The tilt towards large-cap stocks in my portfolio is due to the emphasis on firms which are stable and pay dividends—one of the suggestions from Mr. Gross for coping with the New Normal.
Exposure to international equities
In the New Normal world view, the dollar will be weaker and growth will be concentrated in the emerging world. As such, exposure to developed international markets will be of limited value. This is already clear from the very high correlations between the EAFE index and the S&P500—and has been for years. Mr. Katz asserts that the strong tilt of my portfolio towards emerging markets “adds unnecessary risk” although he provides no quantitative support for this assertion—and the historical volatility measures do not support this.
Conclusions
Mr. Katz concludes that “Mr. Considine’s suggested portfolio makes several questionable bets and in so doing he arrives at a portfolio that is riskier than it needs to be.” Mr. Katz’s conclusions about the relative risk of my proposed New Normal portfolio vs. the Merriman portfolio are not, however, supported by any quantitative estimates of risk.

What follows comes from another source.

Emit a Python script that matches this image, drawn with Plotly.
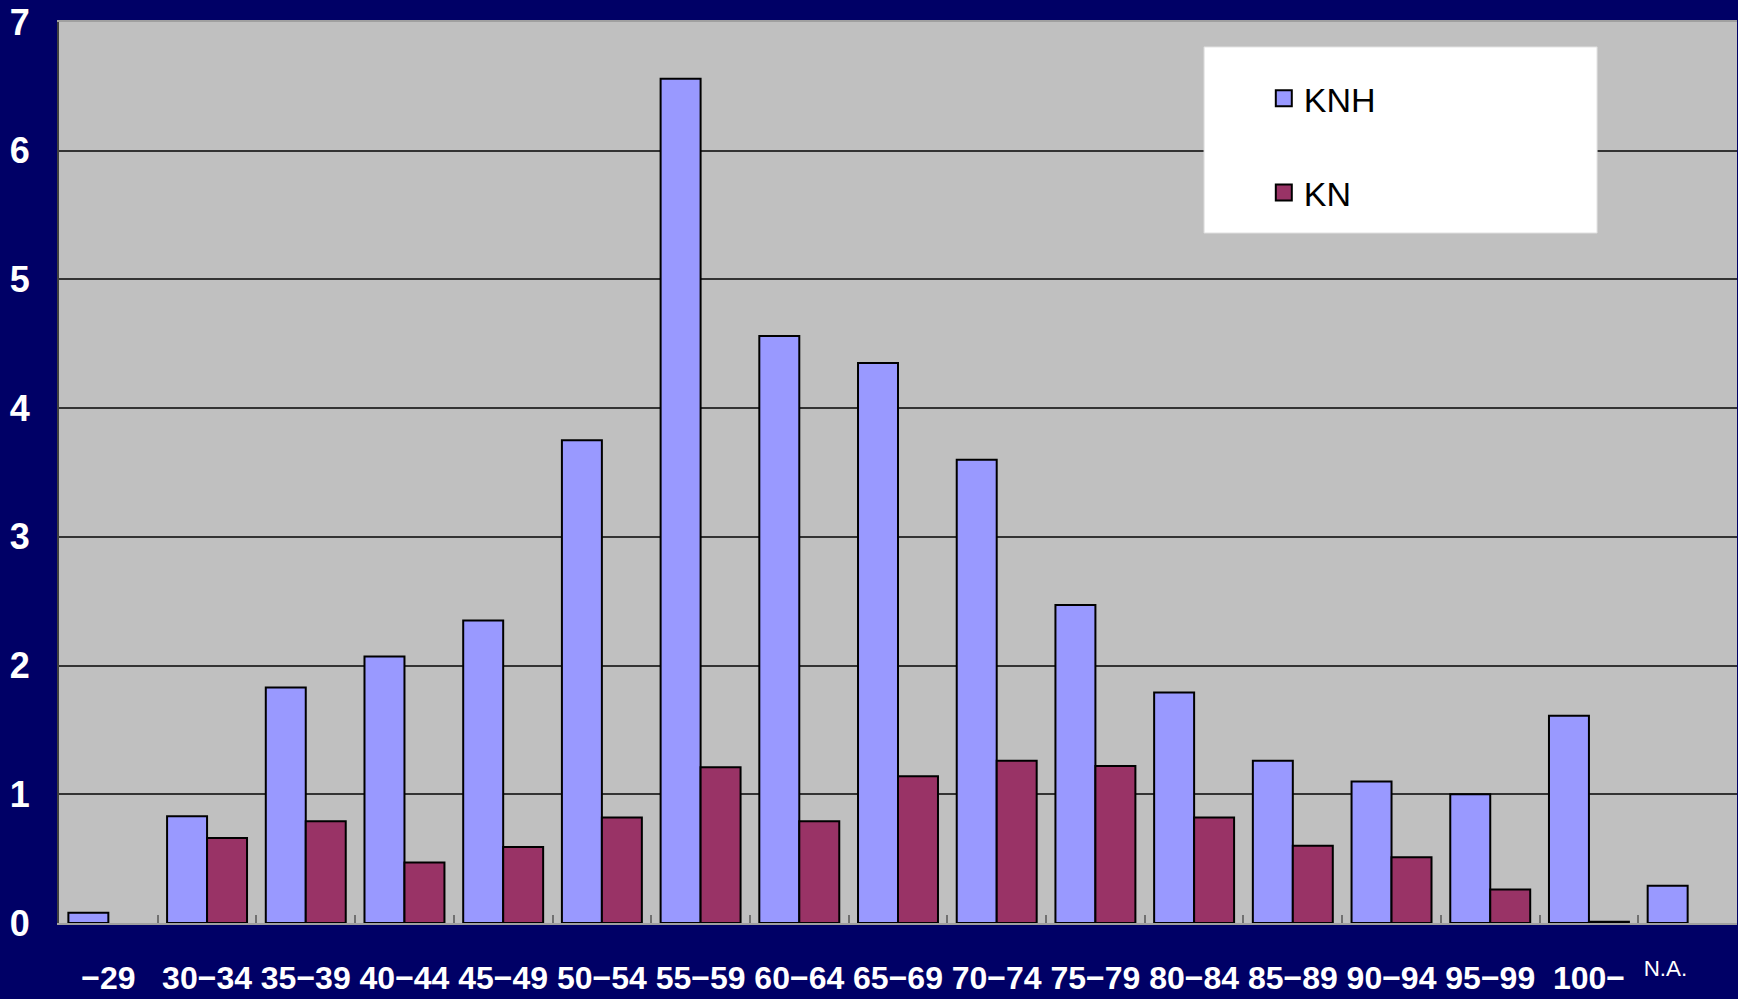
import plotly.graph_objects as go

# Age bands on the horizontal axis
categories = ["-29", "30-34", "35-39", "40-44", "45-49", "50-54", "55-59", "60-64",
              "65-69", "70-74", "75-79", "80-84", "85-89", "90-94", "95-99", "100-", "N.A."]

# Series values
knh = [0.08, 0.83, 1.83, 2.07, 2.35, 3.75, 6.56, 4.56, 4.35, 3.60, 2.47, 1.79,
       1.26, 1.10, 1.00, 1.61, 0.29]
kn = [None, 0.66, 0.79, 0.47, 0.59, 0.82, 1.21, 0.79, 1.14, 1.26, 1.22, 0.82,
      0.60, 0.51, 0.26, 0.01, None]

series_names = ["KNH", "KN"]
y_ticks = [0, 1, 2, 3, 4, 5, 6, 7]

NAVY = "#000066"
PLOT_BG = "#C0C0C0"
COL_KNH = "#9999FF"
COL_KN = "#993366"
FONT = "Liberation Sans, Arial, sans-serif"


def tick_label(cat):
    if cat == "N.A.":
        return "<sup><span style='font-weight:normal'>N.A.</span></sup>" + "\u00a0" * 5
    return cat.replace("-", "\u2212")


fig = go.Figure()

for name, vals, col in [(series_names[0], knh, COL_KNH), (series_names[1], kn, COL_KN)]:
    fig.add_trace(go.Bar(
        x=categories, y=vals, name=name, legendgroup=name, showlegend=False,
        marker=dict(color=col, line=dict(color="#000000", width=2)),
    ))
    # legend swatch for the series
    fig.add_trace(go.Scatter(
        x=[None], y=[None], mode="markers", name=name, legendgroup=name,
        marker=dict(symbol="square", size=19, color=col,
                    line=dict(color="#000000", width=2)),
    ))

fig.update_layout(
    width=1738, height=999,
    margin=dict(l=59, r=1, t=22, b=76),
    paper_bgcolor=NAVY,
    plot_bgcolor=PLOT_BG,
    barmode="group",
    bargap=0.19,
    bargroupgap=0,
    showlegend=True,
    legend=dict(
        x=0.718, y=0.947, xanchor="left", yanchor="top",
        bgcolor="rgba(0,0,0,0)", borderwidth=0,
        font=dict(family=FONT, size=34, color="#000000"),
        traceorder="grouped", tracegroupgap=47,
    ),
    shapes=[dict(
        type="rect", xref="paper", yref="paper",
        x0=0.6824, x1=0.9166, y0=0.7658, y1=0.9723,
        fillcolor="#FFFFFF", line=dict(color="#E0E0E0", width=1), layer="above",
    )],
    xaxis=dict(
        type="category",
        categoryorder="array", categoryarray=categories,
        tickmode="array", tickvals=categories,
        ticktext=[tick_label(c) for c in categories],
        tickangle=0,
        automargin=False,
        tickson="boundaries",
        ticks="inside", ticklen=8, tickwidth=2, tickcolor="#707070",
        tickfont=dict(family=FONT, size=32, color="#FFFFFF", weight="bold"),
        ticklabelstandoff=26,
        showgrid=False,
        showline=True, linecolor="#A0A0A0", linewidth=2, mirror=True,
        range=[-0.5, len(categories) - 0.5],
        zeroline=False,
    ),
    yaxis=dict(
        range=[0, 7],
        automargin=False,
        tickmode="array", tickvals=y_ticks,
        tickfont=dict(family=FONT, size=36, color="#FFFFFF", weight="bold"),
        ticklabelstandoff=20,
        showgrid=True, gridcolor="#333333", gridwidth=2,
        showline=True, linecolor="#404040", linewidth=2,
        zeroline=False,
        ticks="",
    ),
)

fig.write_html("out.html")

To the contrary, he bases his arguments on his qualitative judgments using heuristics that are not justified based on academic research. I am surprised that Mr. Katz entirely discounts quantitative measures of risk in his analysis.

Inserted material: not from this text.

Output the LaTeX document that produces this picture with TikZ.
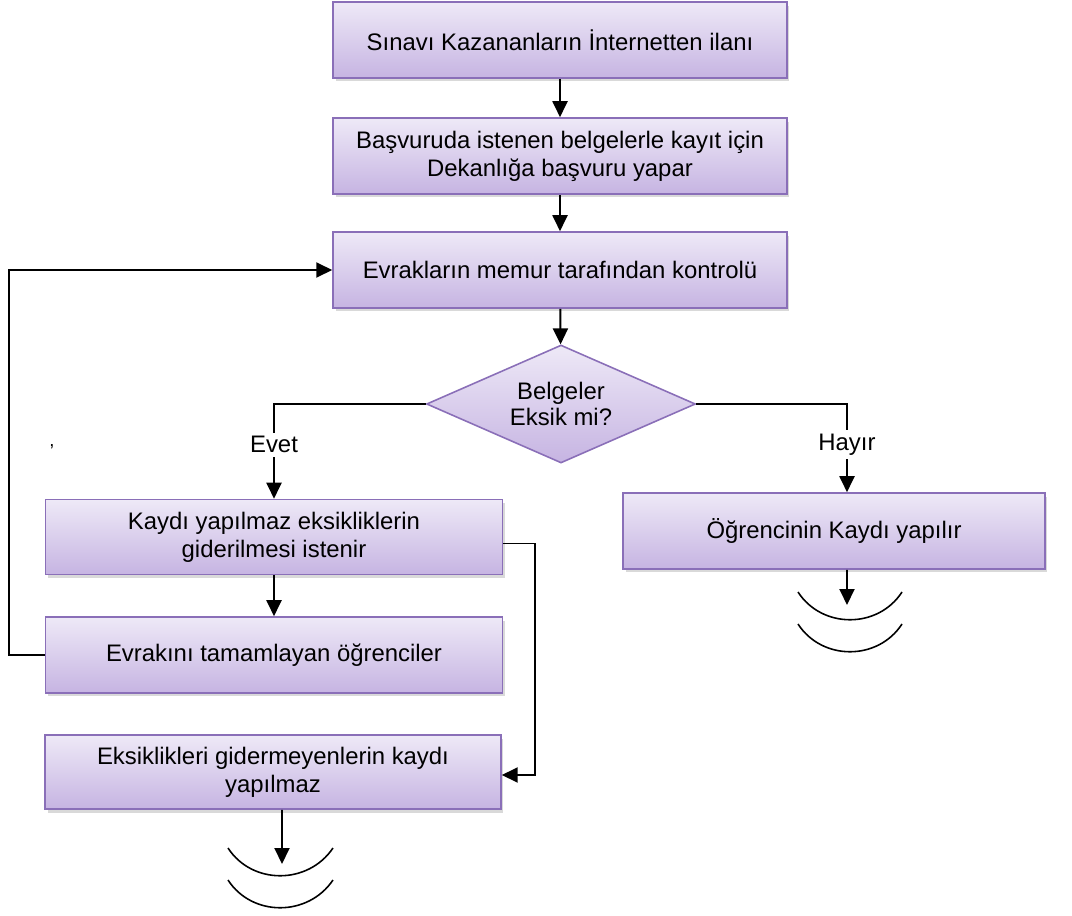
\documentclass[tikz,border=0pt]{standalone}
\usepackage{fontspec}
\setmainfont{Liberation Sans}
\usetikzlibrary{shapes.geometric,shadows,arrows.meta}

\definecolor{kutuust}{HTML}{EEE9F7}
\definecolor{kutualt}{HTML}{C6B4E2}
\definecolor{kutucizgi}{HTML}{8A6FB8}

\tikzset{
	kutu/.style={rectangle, draw=kutucizgi, line width=0.9pt, top color=kutuust, bottom color=kutualt,
		align=center, font=\fontsize{13.6}{16}\selectfont,
		drop shadow={shadow xshift=0.05cm, shadow yshift=-0.07cm, opacity=0.3}},
	karar/.style={diamond, draw=kutucizgi, line width=0.9pt, top color=kutuust, bottom color=kutualt,
		aspect=2.3, inner sep=0pt, minimum width=5.38cm, minimum height=2.36cm,
		align=center, font=\fontsize{13.6}{15}\selectfont},
	ok/.style={line width=1.1pt, -{Triangle[length=0.32cm,width=0.3cm]}},
	etiket/.style={fill=white, inner sep=2pt, font=\fontsize{13.6}{15}\selectfont},
	son/.style={line width=0.9pt}
}

\begin{document}
\begin{tikzpicture}[x=0.02cm, y=-0.02cm]
	\useasboundingbox (0,0) rectangle (1072,916);
	
	% Draw the boxes of the main column
	\node[kutu, minimum width=9.08cm, minimum height=1.52cm] (ilan) at (560,40) {Sınavı Kazananların İnternetten ilanı};
	\node[kutu, minimum width=9.08cm, minimum height=1.52cm] (basvuru) at (560,156) {Başvuruda istenen belgelerle kayıt için\\Dekanlığa başvuru yapar};
	\node[kutu, minimum width=9.08cm, minimum height=1.52cm] (kontrol) at (560,270) {Evrakların memur tarafından kontrolü};
	\node[karar] (soru) at (561,404) {Belgeler\\Eksik mi?};
	
	% Draw the two branches
	\node[kutu, minimum width=9.14cm, minimum height=1.5cm] (eksik) at (274,537) {Kaydı yapılmaz eksikliklerin\\giderilmesi istenir};
	\node[kutu, minimum width=9.14cm, minimum height=1.52cm] (tamam) at (274,655) {Evrakını tamamlayan öğrenciler};
	\node[kutu, minimum width=9.12cm, minimum height=1.48cm] (red) at (273,772) {Eksiklikleri gidermeyenlerin kaydı\\yapılmaz};
	\node[kutu, minimum width=8.44cm, minimum height=1.52cm] (kayit) at (834,531) {Öğrencinin Kaydı yapılır};
	\node[font=\fontsize{10.5}{12}\selectfont] (virgul) at (52,447) {,};
	
	% Draw arrows
	\draw[ok] (ilan) -- (basvuru);
	\draw[ok] (basvuru) -- (kontrol);
	\draw[ok] (kontrol) -- (soru);
	\draw[ok] (soru.west) -| (eksik.north) node[etiket, pos=0.715] {Evet};
	\draw[ok] (soru.east) -| ([xshift=0.26cm]kayit.north) node[etiket, pos=0.73] {Hayır};
	\draw[ok] (eksik) -- (tamam);
	\draw[ok] (tamam.west) -- ++(-36,0) |- (kontrol.west);
	\draw[ok] ([yshift=-0.13cm]eksik.east) -- ++(32,0) |- ([yshift=-0.06cm]red.east);
	
	% Draw end marks
	\coordinate (kayitSon) at (847,605);
	\coordinate (redSon) at (282,864);
	\draw[ok] ([xshift=0.26cm]kayit.south) -- (kayitSon);
	\draw[ok] ([xshift=0.18cm]red.south) -- (redSon);
	\foreach \y in {592,624}
	\draw[son] (798,\y) .. controls (822,\y+37) and (878,\y+37) .. (902,\y);
	\foreach \y in {848,880}
	\draw[son] (228,\y) .. controls (252,\y+37) and (308,\y+37) .. (333,\y);
	
\end{tikzpicture}
\end{document}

The PIMCO New Normal may or may not play out. Regardless, there is substantial evidence that attempting to diversify simply by combining market-cap weighted indexes and judging diversification based on ‘how many’ stocks are represented in the portfolio has not been an effective strategy in recent years, nor is there any evidence to suggest that it will be in the future. Mr. Katz asserts that correlations will come down and that this will increase the diversification benefits among market-cap weighted indexes. This may be true, but there is no support given for such a bet—and Mr. Katz even notes that these correlations have increased considerably through time. He may be correct, but this is just as much a forecast (perhaps a “questionable bet”) of specific future outcomes as those in the New Normal scenario.
If the elements of the New Normal come to pass—low growth, higher inflation, and increased importance of emerging markets—my analysis suggests that a portfolio structured like the one described in my original article will out-perform.